## Source records
--- begin ---
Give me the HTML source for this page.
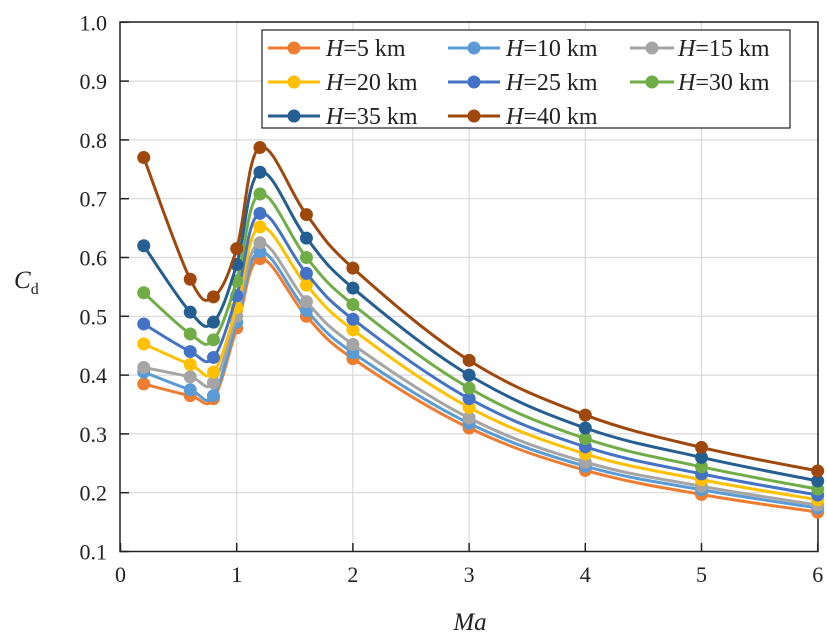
<!DOCTYPE html><html><head><style>body{margin:0;background:#fff}svg{display:block}text{font-family:"Liberation Serif",serif;fill:#222}</style></head><body>
<svg id="s" width="827" height="636" xmlns="http://www.w3.org/2000/svg"></svg>
<script>
const s=document.getElementById('s');let h='';
const X=v=>120.5+v*116.2,Y=v=>551.5-(v-0.1)*588;
for(let i=1;i<=6;i++)h+=`<line x1="${X(i)}" y1="22" x2="${X(i)}" y2="551" stroke="#d9d9d9" stroke-width="1.2"/>`;
for(let i=2;i<=10;i++){let v=i/10;h+=`<line x1="120" y1="${Y(v)}" x2="818" y2="${Y(v)}" stroke="#d9d9d9" stroke-width="1.2"/>`;}
h+=`<rect x="120" y="22" width="698" height="529.5" fill="none" stroke="#222" stroke-width="1.5"/>`;
for(let i=1;i<=10;i++){let v=i/10;h+=`<line x1="120" y1="${Y(v)}" x2="129" y2="${Y(v)}" stroke="#222" stroke-width="1.5"/><text x="107" y="${Y(v)+8}" font-size="22" text-anchor="end">${v.toFixed(1)}</text>`;}
for(let i=0;i<=6;i++){h+=`<line x1="${X(i)}" y1="551" x2="${X(i)}" y2="543" stroke="#222" stroke-width="1.5"/><text x="${X(i)}" y="582" font-size="22" text-anchor="middle">${i}</text>`;}
h+=`<text x="470" y="630" font-size="25" font-style="italic" text-anchor="middle">Ma</text>`;
h+=`<text x="14" y="288" font-size="25" font-style="italic">C<tspan font-size="16" font-style="normal" dy="6">d</tspan></text>`;
const M=[0.2,0.6,0.8,1.0,1.2,1.6,2,3,4,5,6];
const D=[
['#ED7D31','5',[0.385,0.365,0.36,0.48,0.598,0.50,0.428,0.31,0.238,0.197,0.167]],
['#5B9BD5','10',[0.405,0.375,0.365,0.49,0.61,0.51,0.438,0.318,0.245,0.205,0.174]],
['#A5A5A5','15',[0.413,0.397,0.387,0.50,0.625,0.525,0.452,0.327,0.252,0.211,0.179]],
['#FFC000','20',[0.453,0.418,0.405,0.515,0.652,0.553,0.477,0.345,0.266,0.222,0.188]],
['#4472C4','25',[0.487,0.44,0.43,0.535,0.675,0.573,0.495,0.36,0.278,0.232,0.196]],
['#70AD47','30',[0.54,0.47,0.46,0.56,0.708,0.60,0.52,0.378,0.292,0.244,0.206]],
['#255E91','35',[0.62,0.507,0.49,0.588,0.745,0.633,0.548,0.40,0.31,0.26,0.22]],
['#9E480E','40',[0.77,0.563,0.533,0.615,0.787,0.673,0.582,0.425,0.332,0.277,0.237]]];
D.forEach(([c,n,v])=>{const p=M.map((m,i)=>[X(m),Y(v[i])]);let d=`M${p[0]}`;const t=0.18;
for(let i=0;i<p.length-1;i++){const a=p[Math.max(0,i-1)],b=p[i],e=p[i+1],f=p[Math.min(p.length-1,i+2)];
d+=`C${b[0]+(e[0]-a[0])*t},${b[1]+(e[1]-a[1])*t} ${e[0]-(f[0]-b[0])*t},${e[1]-(f[1]-b[1])*t} ${e[0]},${e[1]}`;}
h+=`<path d="${d}" fill="none" stroke="${c}" stroke-width="3"/>`;p.forEach(q=>h+=`<circle cx="${q[0]}" cy="${q[1]}" r="6.5" fill="${c}"/>`);});
h+=`<rect x="262" y="30" width="528" height="98" fill="#fff" stroke="#222" stroke-width="1.2"/>`;
const L=[[0,0],[1,0],[2,0],[0,1],[1,1],[2,1],[0,2],[1,2]];const cx=[268,448,630],tx=[326,506,678],ry=[48,82,116];
D.forEach(([c,n],i)=>{const [col,row]=L[i];const x1=cx[col],y=ry[row],x2=x1+(col==2?44:52);
h+=`<line x1="${x1}" y1="${y}" x2="${x2}" y2="${y}" stroke="${c}" stroke-width="3"/><circle cx="${(x1+x2)/2}" cy="${y}" r="6.5" fill="${c}"/><text x="${tx[col]}" y="${y+8}" font-size="24"><tspan font-style="italic">H</tspan>=${n} km</text>`;});
s.innerHTML=h;
</script></body></html>
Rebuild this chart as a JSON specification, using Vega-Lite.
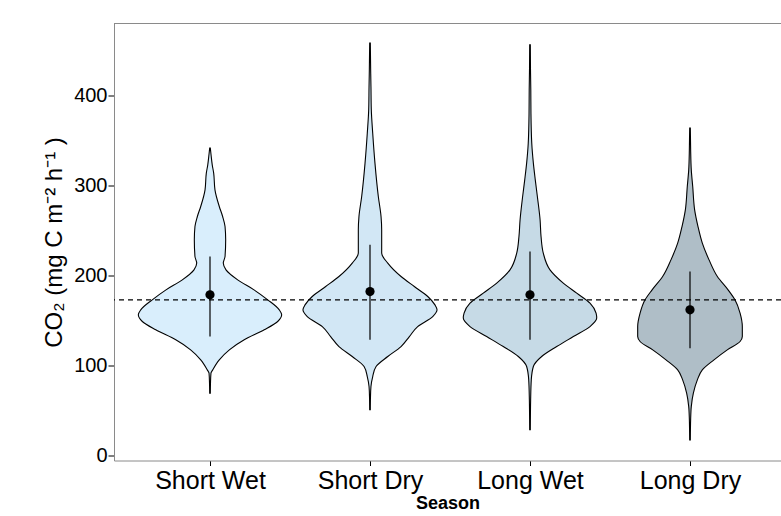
{
  "$schema": "https://vega.github.io/schema/vega-lite/v6.json",
  "autosize": {"type": "none"},
  "width": 667,
  "height": 437,
  "padding": {"left": 114, "top": 23.5, "right": 0, "bottom": 55.5},
  "background": "white",
  "config": {
    "font": "Liberation Sans",
    "view": {"stroke": null}
  },
  "datasets": {
    "violins": [
      {"season": "Short Wet", "co2": 69.3, "lo": 0.998, "hi": 1.002},
      {"season": "Short Wet", "co2": 80, "lo": 0.997, "hi": 1.003},
      {"season": "Short Wet", "co2": 91.6, "lo": 0.994, "hi": 1.006},
      {"season": "Short Wet", "co2": 95.2, "lo": 0.983, "hi": 1.017},
      {"season": "Short Wet", "co2": 106.3, "lo": 0.942, "hi": 1.058},
      {"season": "Short Wet", "co2": 117.4, "lo": 0.879, "hi": 1.121},
      {"season": "Short Wet", "co2": 128.6, "lo": 0.786, "hi": 1.214},
      {"season": "Short Wet", "co2": 139.7, "lo": 0.661, "hi": 1.339},
      {"season": "Short Wet", "co2": 148.9, "lo": 0.577, "hi": 1.423},
      {"season": "Short Wet", "co2": 156.3, "lo": 0.552, "hi": 1.448},
      {"season": "Short Wet", "co2": 161.9, "lo": 0.567, "hi": 1.433},
      {"season": "Short Wet", "co2": 173, "lo": 0.639, "hi": 1.361},
      {"season": "Short Wet", "co2": 184.1, "lo": 0.725, "hi": 1.275},
      {"season": "Short Wet", "co2": 195.2, "lo": 0.827, "hi": 1.173},
      {"season": "Short Wet", "co2": 206.3, "lo": 0.9, "hi": 1.1},
      {"season": "Short Wet", "co2": 213.8, "lo": 0.917, "hi": 1.083},
      {"season": "Short Wet", "co2": 221.1, "lo": 0.906, "hi": 1.094},
      {"season": "Short Wet", "co2": 239.7, "lo": 0.902, "hi": 1.098},
      {"season": "Short Wet", "co2": 254.4, "lo": 0.906, "hi": 1.094},
      {"season": "Short Wet", "co2": 265.6, "lo": 0.921, "hi": 1.079},
      {"season": "Short Wet", "co2": 276.7, "lo": 0.942, "hi": 1.058},
      {"season": "Short Wet", "co2": 295.2, "lo": 0.969, "hi": 1.031},
      {"season": "Short Wet", "co2": 313.8, "lo": 0.977, "hi": 1.023},
      {"season": "Short Wet", "co2": 323, "lo": 0.986, "hi": 1.014},
      {"season": "Short Wet", "co2": 335, "lo": 0.994, "hi": 1.006},
      {"season": "Short Wet", "co2": 341.6, "lo": 0.998, "hi": 1.002},

      {"season": "Short Dry", "co2": 50.8, "lo": 1.998, "hi": 2.002},
      {"season": "Short Dry", "co2": 65, "lo": 1.997, "hi": 2.003},
      {"season": "Short Dry", "co2": 76.7, "lo": 1.994, "hi": 2.006},
      {"season": "Short Dry", "co2": 87.8, "lo": 1.983, "hi": 2.017},
      {"season": "Short Dry", "co2": 98.9, "lo": 1.963, "hi": 2.038},
      {"season": "Short Dry", "co2": 110, "lo": 1.889, "hi": 2.111},
      {"season": "Short Dry", "co2": 121.1, "lo": 1.806, "hi": 2.194},
      {"season": "Short Dry", "co2": 132.2, "lo": 1.754, "hi": 2.246},
      {"season": "Short Dry", "co2": 143.3, "lo": 1.702, "hi": 2.298},
      {"season": "Short Dry", "co2": 154.4, "lo": 1.608, "hi": 2.392},
      {"season": "Short Dry", "co2": 161.9, "lo": 1.581, "hi": 2.419},
      {"season": "Short Dry", "co2": 167.4, "lo": 1.594, "hi": 2.406},
      {"season": "Short Dry", "co2": 176.7, "lo": 1.639, "hi": 2.361},
      {"season": "Short Dry", "co2": 187.8, "lo": 1.723, "hi": 2.277},
      {"season": "Short Dry", "co2": 198.9, "lo": 1.806, "hi": 2.194},
      {"season": "Short Dry", "co2": 213.8, "lo": 1.889, "hi": 2.111},
      {"season": "Short Dry", "co2": 224.9, "lo": 1.927, "hi": 2.073},
      {"season": "Short Dry", "co2": 250.8, "lo": 1.927, "hi": 2.073},
      {"season": "Short Dry", "co2": 265.6, "lo": 1.931, "hi": 2.069},
      {"season": "Short Dry", "co2": 287.8, "lo": 1.948, "hi": 2.052},
      {"season": "Short Dry", "co2": 324.9, "lo": 1.969, "hi": 2.031},
      {"season": "Short Dry", "co2": 358, "lo": 1.983, "hi": 2.017},
      {"season": "Short Dry", "co2": 385, "lo": 1.992, "hi": 2.008},
      {"season": "Short Dry", "co2": 410, "lo": 1.994, "hi": 2.006},
      {"season": "Short Dry", "co2": 430, "lo": 1.996, "hi": 2.004},
      {"season": "Short Dry", "co2": 458.2, "lo": 1.998, "hi": 2.002},

      {"season": "Long Wet", "co2": 28.6, "lo": 2.998, "hi": 3.002},
      {"season": "Long Wet", "co2": 61.9, "lo": 2.996, "hi": 3.004},
      {"season": "Long Wet", "co2": 84.1, "lo": 2.992, "hi": 3.008},
      {"season": "Long Wet", "co2": 98.9, "lo": 2.979, "hi": 3.021},
      {"season": "Long Wet", "co2": 110, "lo": 2.927, "hi": 3.073},
      {"season": "Long Wet", "co2": 121.1, "lo": 2.833, "hi": 3.167},
      {"season": "Long Wet", "co2": 132.2, "lo": 2.729, "hi": 3.271},
      {"season": "Long Wet", "co2": 143.3, "lo": 2.625, "hi": 3.375},
      {"season": "Long Wet", "co2": 152.7, "lo": 2.583, "hi": 3.417},
      {"season": "Long Wet", "co2": 158.2, "lo": 2.588, "hi": 3.413},
      {"season": "Long Wet", "co2": 169.3, "lo": 2.625, "hi": 3.375},
      {"season": "Long Wet", "co2": 180.4, "lo": 2.708, "hi": 3.292},
      {"season": "Long Wet", "co2": 191.6, "lo": 2.792, "hi": 3.208},
      {"season": "Long Wet", "co2": 206.3, "lo": 2.875, "hi": 3.125},
      {"season": "Long Wet", "co2": 224.9, "lo": 2.917, "hi": 3.083},
      {"season": "Long Wet", "co2": 243.3, "lo": 2.931, "hi": 3.069},
      {"season": "Long Wet", "co2": 261.9, "lo": 2.938, "hi": 3.063},
      {"season": "Long Wet", "co2": 287.8, "lo": 2.954, "hi": 3.046},
      {"season": "Long Wet", "co2": 306.3, "lo": 2.967, "hi": 3.033},
      {"season": "Long Wet", "co2": 324.9, "lo": 2.979, "hi": 3.021},
      {"season": "Long Wet", "co2": 347, "lo": 2.989, "hi": 3.011},
      {"season": "Long Wet", "co2": 380, "lo": 2.994, "hi": 3.006},
      {"season": "Long Wet", "co2": 406, "lo": 2.995, "hi": 3.005},
      {"season": "Long Wet", "co2": 430, "lo": 2.997, "hi": 3.003},
      {"season": "Long Wet", "co2": 456.3, "lo": 2.998, "hi": 3.002},

      {"season": "Long Dry", "co2": 17.4, "lo": 3.998, "hi": 4.002},
      {"season": "Long Dry", "co2": 40, "lo": 3.996, "hi": 4.004},
      {"season": "Long Dry", "co2": 54.4, "lo": 3.992, "hi": 4.008},
      {"season": "Long Dry", "co2": 69.3, "lo": 3.979, "hi": 4.021},
      {"season": "Long Dry", "co2": 84.1, "lo": 3.954, "hi": 4.046},
      {"season": "Long Dry", "co2": 95.2, "lo": 3.923, "hi": 4.077},
      {"season": "Long Dry", "co2": 106.3, "lo": 3.85, "hi": 4.15},
      {"season": "Long Dry", "co2": 117.4, "lo": 3.767, "hi": 4.233},
      {"season": "Long Dry", "co2": 126.7, "lo": 3.688, "hi": 4.313},
      {"season": "Long Dry", "co2": 132.2, "lo": 3.673, "hi": 4.327},
      {"season": "Long Dry", "co2": 143.3, "lo": 3.673, "hi": 4.327},
      {"season": "Long Dry", "co2": 158.2, "lo": 3.688, "hi": 4.313},
      {"season": "Long Dry", "co2": 173, "lo": 3.719, "hi": 4.281},
      {"season": "Long Dry", "co2": 184.1, "lo": 3.763, "hi": 4.238},
      {"season": "Long Dry", "co2": 198.9, "lo": 3.829, "hi": 4.171},
      {"season": "Long Dry", "co2": 217.4, "lo": 3.881, "hi": 4.119},
      {"season": "Long Dry", "co2": 236, "lo": 3.923, "hi": 4.077},
      {"season": "Long Dry", "co2": 254.4, "lo": 3.95, "hi": 4.05},
      {"season": "Long Dry", "co2": 273, "lo": 3.971, "hi": 4.029},
      {"season": "Long Dry", "co2": 298.9, "lo": 3.983, "hi": 4.017},
      {"season": "Long Dry", "co2": 317.4, "lo": 3.992, "hi": 4.008},
      {"season": "Long Dry", "co2": 340, "lo": 3.996, "hi": 4.004},
      {"season": "Long Dry", "co2": 363.8, "lo": 3.998, "hi": 4.002}
    ],
    "means": [
      {"season": "Short Wet", "idx": 1, "mean": 178.6, "low": 132.2, "high": 221.1},
      {"season": "Short Dry", "idx": 2, "mean": 182.2, "low": 128.6, "high": 234.1},
      {"season": "Long Wet", "idx": 3, "mean": 178.6, "low": 128.6, "high": 226.7},
      {"season": "Long Dry", "idx": 4, "mean": 161.9, "low": 119.3, "high": 204.4}
    ],
    "reference": [
      {"level": 173}
    ]
  },
  "layer": [
    {
      "data": {"name": "violins"},
      "mark": {"type": "area", "orient": "horizontal", "stroke": "black", "strokeWidth": 1.1, "fillOpacity": 1, "interpolate": "monotone"},
      "encoding": {
        "y": {
          "field": "co2", "type": "quantitative",
          "scale": {"domain": [-5.5, 480], "nice": false, "zero": false},
          "title": "CO₂ (mg C m⁻² h⁻¹ )",
          "axis": {
            "values": [0, 100, 200, 300, 400],
            "grid": false,
            "labelFontSize": 20,
            "labelColor": "black",
            "labelPadding": 1,
            "tickSize": 6,
            "tickColor": "black",
            "domainColor": "#8a8a8a",
            "titleFontSize": 24,
            "titleFontWeight": "normal",
            "titleColor": "black",
            "titlePadding": 7
          }
        },
        "x": {
          "field": "lo", "type": "quantitative",
          "scale": {"domain": [0.4, 4.56875], "nice": false, "zero": false},
          "title": "Season",
          "axis": {
            "values": [1, 2, 3, 4],
            "labelExpr": "datum.value == 1 ? 'Short Wet' : datum.value == 2 ? 'Short Dry' : datum.value == 3 ? 'Long Wet' : 'Long Dry'",
            "grid": false,
            "labelFontSize": 25,
            "labelColor": "black",
            "labelPadding": 3,
            "labelFlush": false,
            "labelOverlap": false,
            "labelBound": false,
            "tickSize": 5,
            "tickColor": "black",
            "domainColor": "#8a8a8a",
            "titleFontSize": 18,
            "titleFontWeight": "bold",
            "titleColor": "black",
            "titlePadding": 1
          }
        },
        "x2": {"field": "hi"},
        "color": {
          "field": "season", "type": "nominal",
          "scale": {"domain": ["Short Wet", "Short Dry", "Long Wet", "Long Dry"], "range": ["#d9eefc", "#d2e7f5", "#c6dae6", "#afbec7"]},
          "legend": null
        }
      }
    },
    {
      "data": {"name": "reference"},
      "mark": {"type": "rule", "stroke": "black", "strokeWidth": 1.1, "strokeDash": [5, 4]},
      "encoding": {
        "y": {"field": "level", "type": "quantitative", "title": "CO₂ (mg C m⁻² h⁻¹ )"}
      }
    },
    {
      "data": {"name": "reference"},
      "mark": {"type": "rule", "stroke": "#8a8a8a", "strokeWidth": 1},
      "encoding": {
        "y": {"datum": 480}
      }
    },
    {
      "data": {"name": "means"},
      "mark": {"type": "rule", "stroke": "black", "strokeWidth": 1.2},
      "encoding": {
        "x": {"field": "idx", "type": "quantitative", "title": "Season"},
        "y": {"field": "low", "type": "quantitative", "title": "CO₂ (mg C m⁻² h⁻¹ )"},
        "y2": {"field": "high"}
      }
    },
    {
      "data": {"name": "means"},
      "mark": {"type": "point", "filled": true, "color": "black", "opacity": 1, "size": 85},
      "encoding": {
        "x": {"field": "idx", "type": "quantitative", "title": "Season"},
        "y": {"field": "mean", "type": "quantitative", "title": "CO₂ (mg C m⁻² h⁻¹ )"}
      }
    }
  ]
}
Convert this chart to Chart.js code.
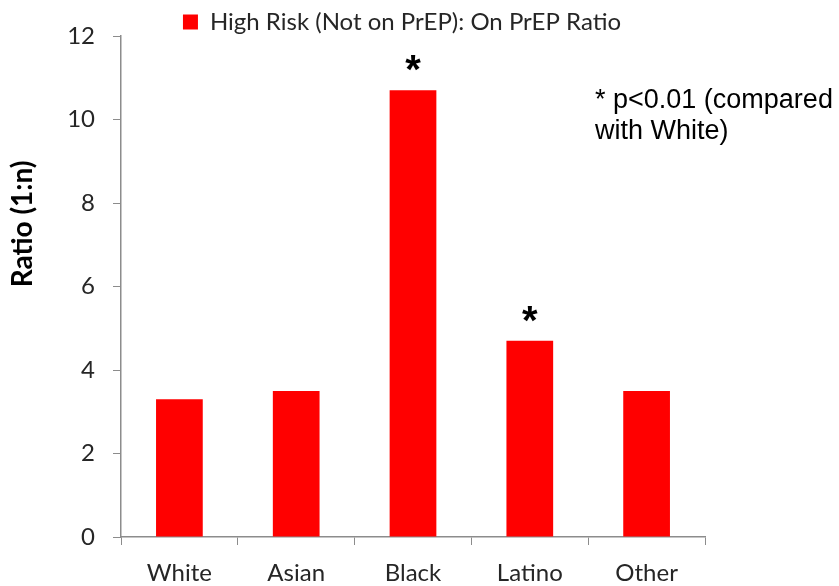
<!DOCTYPE html>
<html>
<head>
<meta charset="utf-8">
<script src="https://cdn.jsdelivr.net/npm/chart.js@4"></script>
<style>
  html, body { margin: 0; padding: 0; background: #fff; }
  #wrap { width: 839px; height: 586px; }
</style>
</head>
<body>
<div id="wrap"><canvas id="chart"></canvas></div>
<script>
// data
const categories = ['White', 'Asian', 'Black', 'Latino', 'Other'];
const ratios = [3.3, 3.5, 10.7, 4.7, 3.5];
const significant = [false, false, true, true, false];
const seriesLabel = 'High Risk (Not on PrEP): On PrEP Ratio';
const yTitle = 'Ratio (1:n)';
const yTicks = [0, 2, 4, 6, 8, 10, 12];
const footnote = ['* p<0.01 (compared', 'with White)'];

const axisGray = '#8c8c8c';
const textDark = '#262626';

// legend sits closer to the plot than chart.js would put it
const tightLegend = {
  id: 'tightLegend',
  beforeLayout(chart) {
    const lg = chart.legend;
    if (lg && !lg._tight) {
      const fit = lg.fit.bind(lg);
      lg.fit = function() { fit(); this.height -= 8; };
      lg._tight = true;
    }
  }
};

// asterisks above significant bars, y title and footnote
const annotations = {
  id: 'annotations',
  afterDatasetsDraw(chart) {
    const ctx = chart.ctx;
    const meta = chart.getDatasetMeta(0);
    const y = chart.scales.y;
    ctx.save();
    ctx.fillStyle = '#000';
    ctx.font = 'bold 40px "Liberation Sans", Arial, sans-serif';
    ctx.textAlign = 'center';
    ctx.textBaseline = 'alphabetic';
    meta.data.forEach((bar, i) => {
      if (significant[i]) ctx.fillText('*', bar.x, bar.y - 7);
    });

    ctx.font = '27px "Liberation Sans", Arial, sans-serif';
    ctx.textAlign = 'left';
    ctx.textBaseline = 'middle';
    footnote.forEach((line, i) => {
      ctx.fillText(line, chart.chartArea.right - 110, y.getPixelForValue(10.45) + i * 31);
    });

    ctx.translate(23, y.getPixelForValue(7.5));
    ctx.rotate(-Math.PI / 2);
    ctx.textAlign = 'center';
    ctx.font = 'bold 28px Lato, sans-serif';
    ctx.fillText(yTitle, 0, 0);
    ctx.restore();
  }
};

new Chart(document.getElementById('chart'), {
  type: 'bar',
  data: {
    labels: categories,
    datasets: [{
      label: seriesLabel,
      data: ratios,
      backgroundColor: '#ff0000',
      borderWidth: 0,
      categoryPercentage: 1,
      barPercentage: 0.4
    }]
  },
  options: {
    responsive: true,
    maintainAspectRatio: false,
    animation: false,
    layout: { padding: { left: 0, right: 35, top: 0, bottom: 0 } },
    plugins: {
      tooltip: { enabled: false },
      legend: {
        position: 'top',
        labels: {
          boxWidth: 15,
          boxHeight: 15,
          padding: 10,
          color: textDark,
          font: { family: 'Lato', size: 24 }
        }
      }
    },
    scales: {
      x: {
        grid: { offset: true, drawOnChartArea: false, tickLength: 8, color: axisGray },
        border: { color: axisGray, width: 1.5 },
        ticks: { color: textDark, padding: 14, font: { family: 'Lato', size: 24 } },
        afterFit(s) { s.height = 49; }
      },
      y: {
        min: 0,
        max: 12,
        afterBuildTicks(s) { s.ticks = yTicks.map(v => ({ value: v })); },
        grid: { drawOnChartArea: false, tickLength: 8, color: axisGray },
        border: { color: axisGray, width: 1.5 },
        ticks: { color: textDark, padding: 18, font: { family: 'Lato', size: 24 } },
        afterFit(s) { s.width = 121; }
      },
      yR: {
        position: 'right',
        display: true,
        grid: { display: false },
        border: { display: false },
        ticks: { display: false },
        afterFit(s) { s.width = 99; }
      }
    }
  },
  plugins: [tightLegend, annotations]
});
</script>
</body>
</html>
--- end ---
## Problem statement
Only a number is wanted here: how many lines in the data above include the string "this"?

## Solved exercise
4